The durability and unique design of prickly pear cactus in desert environments by adsorbing moisture through its extensive surface and ability to bear fruits at the edges of leaves inspired this study to adopt a similar 3D architecture. Image Credit: University of Texas at El Paso. Click the study paper link for more information.

The material is described in a new paper in the journal ACS Applied Materials & Interfaces.

More than 100 years ago, scientists discovered how to turn water into hydrogen gas – a highly desired green energy that’s been nicknamed “the fuel of the future.” Despite that breakthrough, hydrogen has not latched on as a dominant fuel source. Breaking down water into hydrogen can be inefficient and costly and the transformation process, called electrolysis, remains unperfected.UTEP Mechanical Engineering Professor Ramana Chintalapalle, Ph.D., who led the study said, “This is nature-inspired design in the laboratory. You have this plant with an extensive surface that can absorb moisture and survive in extreme environments.
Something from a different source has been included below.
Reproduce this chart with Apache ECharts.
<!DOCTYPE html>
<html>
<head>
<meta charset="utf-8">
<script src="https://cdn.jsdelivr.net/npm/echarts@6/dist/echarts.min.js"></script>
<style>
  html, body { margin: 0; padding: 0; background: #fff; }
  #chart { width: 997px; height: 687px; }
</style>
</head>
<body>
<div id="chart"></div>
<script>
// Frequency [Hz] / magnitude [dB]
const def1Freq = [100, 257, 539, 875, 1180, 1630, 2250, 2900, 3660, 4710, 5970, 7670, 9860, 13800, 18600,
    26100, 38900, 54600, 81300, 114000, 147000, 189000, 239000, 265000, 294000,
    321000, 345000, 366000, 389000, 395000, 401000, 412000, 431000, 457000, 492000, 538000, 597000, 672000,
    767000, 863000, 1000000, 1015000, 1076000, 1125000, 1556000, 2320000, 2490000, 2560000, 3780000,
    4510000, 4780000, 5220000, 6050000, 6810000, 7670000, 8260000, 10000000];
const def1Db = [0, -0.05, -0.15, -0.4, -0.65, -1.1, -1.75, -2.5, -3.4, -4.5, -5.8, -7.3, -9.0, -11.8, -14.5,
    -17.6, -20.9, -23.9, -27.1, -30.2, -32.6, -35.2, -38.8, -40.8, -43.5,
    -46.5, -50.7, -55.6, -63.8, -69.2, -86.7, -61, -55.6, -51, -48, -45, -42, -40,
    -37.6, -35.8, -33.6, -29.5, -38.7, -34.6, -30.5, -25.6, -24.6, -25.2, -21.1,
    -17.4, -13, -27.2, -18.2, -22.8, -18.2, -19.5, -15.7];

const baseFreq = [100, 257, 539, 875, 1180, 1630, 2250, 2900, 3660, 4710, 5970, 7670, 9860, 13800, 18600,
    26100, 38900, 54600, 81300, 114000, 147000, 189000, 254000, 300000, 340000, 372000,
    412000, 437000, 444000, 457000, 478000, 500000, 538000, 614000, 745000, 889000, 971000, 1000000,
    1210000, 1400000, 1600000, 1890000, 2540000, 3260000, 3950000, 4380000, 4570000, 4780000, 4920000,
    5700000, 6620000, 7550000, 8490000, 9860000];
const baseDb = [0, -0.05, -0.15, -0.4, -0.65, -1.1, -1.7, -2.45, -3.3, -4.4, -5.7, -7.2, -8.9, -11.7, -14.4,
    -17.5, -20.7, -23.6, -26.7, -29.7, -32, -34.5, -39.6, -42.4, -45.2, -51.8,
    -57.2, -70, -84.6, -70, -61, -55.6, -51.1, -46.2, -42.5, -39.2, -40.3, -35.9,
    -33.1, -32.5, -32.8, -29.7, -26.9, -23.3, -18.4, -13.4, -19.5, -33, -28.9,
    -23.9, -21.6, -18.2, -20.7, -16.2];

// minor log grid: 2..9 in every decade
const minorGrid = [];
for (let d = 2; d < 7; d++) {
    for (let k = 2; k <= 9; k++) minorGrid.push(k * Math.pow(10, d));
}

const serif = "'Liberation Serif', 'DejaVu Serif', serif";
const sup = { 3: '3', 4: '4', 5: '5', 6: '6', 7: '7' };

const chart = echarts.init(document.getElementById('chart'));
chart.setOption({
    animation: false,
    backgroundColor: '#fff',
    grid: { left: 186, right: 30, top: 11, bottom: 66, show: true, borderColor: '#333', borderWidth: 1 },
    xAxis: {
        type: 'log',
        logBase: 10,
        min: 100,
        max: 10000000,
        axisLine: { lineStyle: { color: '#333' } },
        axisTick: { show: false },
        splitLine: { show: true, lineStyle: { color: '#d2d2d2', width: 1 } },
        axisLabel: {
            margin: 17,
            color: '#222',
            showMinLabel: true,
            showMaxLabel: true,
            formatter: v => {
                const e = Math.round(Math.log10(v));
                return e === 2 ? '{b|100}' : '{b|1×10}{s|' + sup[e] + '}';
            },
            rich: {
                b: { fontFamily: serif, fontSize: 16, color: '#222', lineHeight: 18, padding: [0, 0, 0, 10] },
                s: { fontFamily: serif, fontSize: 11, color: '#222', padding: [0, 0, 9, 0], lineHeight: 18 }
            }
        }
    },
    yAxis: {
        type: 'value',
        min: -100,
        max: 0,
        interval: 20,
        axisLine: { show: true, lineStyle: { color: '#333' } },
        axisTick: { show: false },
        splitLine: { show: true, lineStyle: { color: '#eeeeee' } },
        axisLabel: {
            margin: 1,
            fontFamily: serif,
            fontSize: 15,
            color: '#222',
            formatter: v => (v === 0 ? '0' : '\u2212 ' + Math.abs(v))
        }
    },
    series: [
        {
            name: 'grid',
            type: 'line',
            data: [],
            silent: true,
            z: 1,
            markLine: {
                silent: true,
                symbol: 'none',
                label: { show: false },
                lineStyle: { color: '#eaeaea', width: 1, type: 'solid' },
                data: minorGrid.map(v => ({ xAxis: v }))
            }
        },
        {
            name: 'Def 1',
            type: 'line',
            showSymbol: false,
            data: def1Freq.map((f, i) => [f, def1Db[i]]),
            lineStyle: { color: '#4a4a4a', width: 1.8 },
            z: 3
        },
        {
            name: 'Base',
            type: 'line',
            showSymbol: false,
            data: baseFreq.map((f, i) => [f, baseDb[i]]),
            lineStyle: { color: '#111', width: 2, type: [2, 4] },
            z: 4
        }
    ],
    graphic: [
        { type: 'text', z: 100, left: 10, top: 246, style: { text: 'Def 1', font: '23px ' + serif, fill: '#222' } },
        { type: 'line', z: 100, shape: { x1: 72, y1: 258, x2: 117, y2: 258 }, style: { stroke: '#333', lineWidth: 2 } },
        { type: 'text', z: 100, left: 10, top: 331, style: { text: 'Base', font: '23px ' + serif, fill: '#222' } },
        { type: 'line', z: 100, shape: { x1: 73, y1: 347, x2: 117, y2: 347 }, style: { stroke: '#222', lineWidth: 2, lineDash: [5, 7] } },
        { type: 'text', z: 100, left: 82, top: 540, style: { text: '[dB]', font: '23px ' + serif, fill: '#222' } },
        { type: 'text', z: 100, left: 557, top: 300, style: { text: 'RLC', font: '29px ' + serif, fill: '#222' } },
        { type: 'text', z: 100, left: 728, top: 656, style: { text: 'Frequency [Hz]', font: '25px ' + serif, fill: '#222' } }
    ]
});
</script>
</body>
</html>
We thought, ‘How can we incorporate this into our research?’”

The Hydrogen Problem

Electrolysis is the process of splitting water with electricity and an electrocatalyst – a material that speeds up any chemical reaction. Current techniques to split water rely heavily on platinum as a catalyst, which has its drawbacks.

“Platinum is the dominant material used to help split water, but it is very expensive – more expensive than gold – and it’s just not feasible to use it on a large scale because of its price,” Chintalapalle explained. “We need a catalyst that’s more economically viable so every country can reasonably adopt hydrogen.”

A Prickly Solution

 Navid Attarzadeh first noticed the prickly pear cactus while walking to UTEP’s Center for Advanced Materials Research lab. The team had been exploring nickel as a catalytic replacement for platinum, a metal that is abundant on Earth and 1,000 times cheaper than platinum.
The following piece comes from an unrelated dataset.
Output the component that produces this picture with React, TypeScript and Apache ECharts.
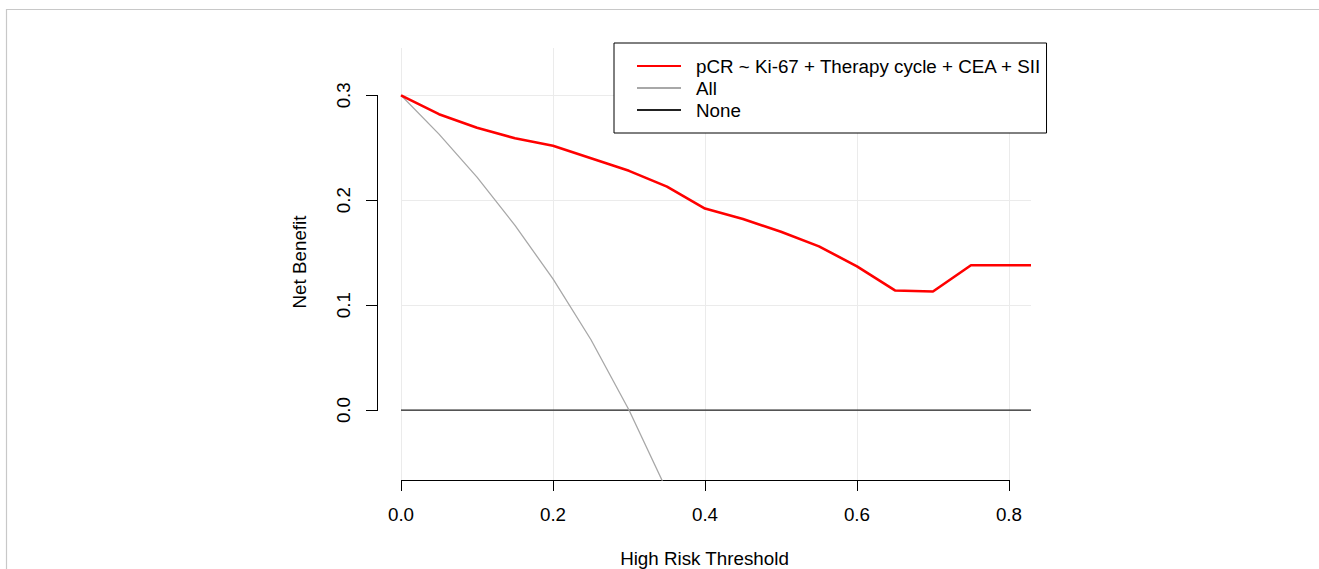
import React, { useEffect, useRef } from "react";
import * as echarts from "echarts";

const thresholds = [0, 0.05, 0.1, 0.15, 0.2, 0.25, 0.3, 0.35, 0.4, 0.45, 0.5, 0.55, 0.6, 0.65, 0.7, 0.75, 0.8, 0.829];
const modelNB = [0.300, 0.282, 0.269, 0.259, 0.252, 0.240, 0.228, 0.213, 0.192, 0.182, 0.170, 0.156, 0.137, 0.114, 0.113, 0.138, 0.138, 0.138];
const allThresholds = [0, 0.05, 0.1, 0.15, 0.2, 0.25, 0.3, 0.35];
const allNB = [0.300, 0.263, 0.222, 0.176, 0.125, 0.067, 0.0, -0.077];
const noneThresholds = [0, 0.829];
const noneNB = [0, 0];
const xTicks = [0, 0.2, 0.4, 0.6, 0.8];
const yTicks = [0, 0.1, 0.2, 0.3];
const seriesNames = ["pCR ~ Ki-67 + Therapy cycle + CEA + SII", "All", "None"];
const xMin = 0;
const xMax = 0.829;
const yMin = -0.0667;
const yMax = 0.3451;

const pair = (xs: number[], ys: number[]) => xs.map((x, i) => [x, ys[i]]);

export default function App() {
  const ref = useRef<HTMLDivElement>(null);
  useEffect(() => {
    document.body.style.margin = "0";
    const chart = echarts.init(ref.current!, null, { renderer: "svg" });
    const font = "'Liberation Sans', Arial, Helvetica, sans-serif";
    const fs = 18.8;
    const yOffset = 24;
    chart.setOption({
      animation: false,
      backgroundColor: "#ffffff",
      textStyle: { fontFamily: font, color: "#000" },
      grid: { left: 401, right: 288, top: 48, bottom: 89, containLabel: false, outerBoundsMode: "none" },
      legend: {
        data: seriesNames,
        orient: "vertical",
        left: 614,
        top: 43,
        padding: [12, 5, 12, 22],
        itemGap: 0,
        itemWidth: 44,
        itemHeight: 22,
        backgroundColor: "#ffffff",
        borderColor: "#000",
        borderWidth: 1,
        borderRadius: 0,
        selectedMode: false,
        itemStyle: { opacity: 0 },
        textStyle: { fontSize: fs, color: "#000", lineHeight: 22, padding: [0, 0, 0, 10], fontFamily: font },
        z: 20,
      },
      xAxis: {
        type: "value",
        min: xMin,
        max: xMax,
        interval: 0.2,
        name: "High Risk Threshold",
        nameLocation: "middle",
        nameGap: 69,
        nameTextStyle: { fontSize: fs, color: "#000", padding: [0, 23, 0, 0], fontFamily: font },
        axisLine: { show: false, onZero: false },
        axisTick: { show: true, length: 11, customValues: xTicks, lineStyle: { color: "#000", width: 1 } },
        axisLabel: {
          customValues: xTicks,
          fontSize: fs,
          color: "#000",
          margin: 25,
          fontFamily: font,
          formatter: (v: number) => v.toFixed(1),
        },
        splitLine: { show: true, lineStyle: { color: "#ebebeb", width: 1 } },
      },
      yAxis: {
        type: "value",
        min: yMin,
        max: yMax,
        offset: yOffset,
        name: "Net Benefit",
        nameLocation: "middle",
        nameRotate: 90,
        nameGap: 68,
        nameTextStyle: { fontSize: fs, color: "#000", padding: [0, 0, 0, 4], fontFamily: font },
        axisLine: { show: false, onZero: false },
        axisTick: { show: true, length: 11, customValues: yTicks, lineStyle: { color: "#000", width: 1 } },
        axisLabel: {
          customValues: yTicks,
          fontSize: fs,
          color: "#000",
          rotate: 90,
          margin: 24,
          fontFamily: font,
          formatter: (v: number) => v.toFixed(1),
        },
        splitLine: { show: true, lineStyle: { color: "#ebebeb", width: 1 } },
      },
      series: [
        {
          name: seriesNames[2],
          type: "line",
          data: pair(noneThresholds, noneNB),
          symbol: "none",
          lineStyle: { color: "#222", width: 1.3 },
          itemStyle: { color: "#222" },
          z: 3,
        },
        {
          name: seriesNames[1],
          type: "line",
          data: pair(allThresholds, allNB),
          symbol: "none",
          lineStyle: { color: "#a8a8a8", width: 1.3 },
          itemStyle: { color: "#a8a8a8" },
          z: 4,
        },
        {
          name: seriesNames[0],
          type: "line",
          data: pair(thresholds, modelNB),
          symbol: "none",
          lineStyle: { color: "#ff0000", width: 2.6 },
          itemStyle: { color: "#ff0000" },
          z: 5,
        },
      ],
    });

    const px = (x: number, y: number) => chart.convertToPixel({ gridIndex: 0 }, [x, y]) as number[];
    const yTop = px(0, yTicks[yTicks.length - 1]);
    const yBot = px(0, yTicks[0]);
    const xL = px(xTicks[0], yMin);
    const xR = px(xTicks[xTicks.length - 1], yMin);
    const ax = Math.round(yTop[0] - yOffset) + 0.5;
    const ay = Math.round(xL[1]) + 0.5;
    chart.setOption({
      graphic: [
        {
          type: "line",
          shape: { x1: 6.5, y1: 9, x2: 6.5, y2: 569 },
          style: { stroke: "#c8c8c8", lineWidth: 1.2 },
          silent: true,
        },
        {
          type: "line",
          shape: { x1: 6, y1: 9.5, x2: 1319, y2: 9.5 },
          style: { stroke: "#c8c8c8", lineWidth: 1.2 },
          silent: true,
        },
        {
          type: "line",
          shape: { x1: ax, y1: Math.round(yTop[1]), x2: ax, y2: Math.round(yBot[1]) + 1 },
          style: { stroke: "#000", lineWidth: 1 },
          silent: true,
        },
        {
          type: "line",
          shape: { x1: Math.round(xL[0]), y1: ay, x2: Math.round(xR[0]) + 1, y2: ay },
          style: { stroke: "#000", lineWidth: 1 },
          silent: true,
        },
      ],
    });
    return () => chart.dispose();
  }, []);
  return <div ref={ref} style={{ width: 1319, height: 569 }} />;
}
Nickel, however, is not as quick and effective at breaking down water into hydrogen.

Attarzadeh said, “Every day, I passed this same plant. And I started connecting it to our catalyst problem. What caught my attention was how big the leaves and fruits were compared to other desert plants; the prickly pear has an extraordinary surface area.”

That’s when the Attarzadeh had an idea. What if they designed a 3D nickel-based catalyst in the shape of the prickly pear cactus? The larger surface area could accommodate more electrochemical reactions – creating more hydrogen than nickel typically can.

The team quickly designed the nano-scale structure – invisible to the human eye – and put it to the test.

“We tested the catalyst’s ability to split water repeatedly and had good results,” Chintalapalle said. He added that this is a fundamental discovery and the process needs further refinement, but it’s a step in the right direction.

“Hydrogen gas can transform energy technology for our country – without generating greenhouse gas emissions,” Chintalapalle said. “Our carbon footprint could be eliminated; we need to keep pursuing this.”


Sounds great and probably is. But there remains the raw efficiency of the electricity needed to perform the electrolysis. There isn’t a huge gain – it closer to just a push. Then there is the storage matter. Hydrogen and di-hydrogen are the smallest atom and molecule and slip away through – practically anything.

Ask a metallurgist or just check. The effect of hydrogen on steels isn’t a good thing at all. Nature did a really good thing on earth locking hydrogen away in water. There is a lot of the Universe’s fuel right here.

We’re still a long way off from pumping some distilled water into the car for fuel and driving away. There is a lot yet to discover and learn.

Someday its going to get figured out.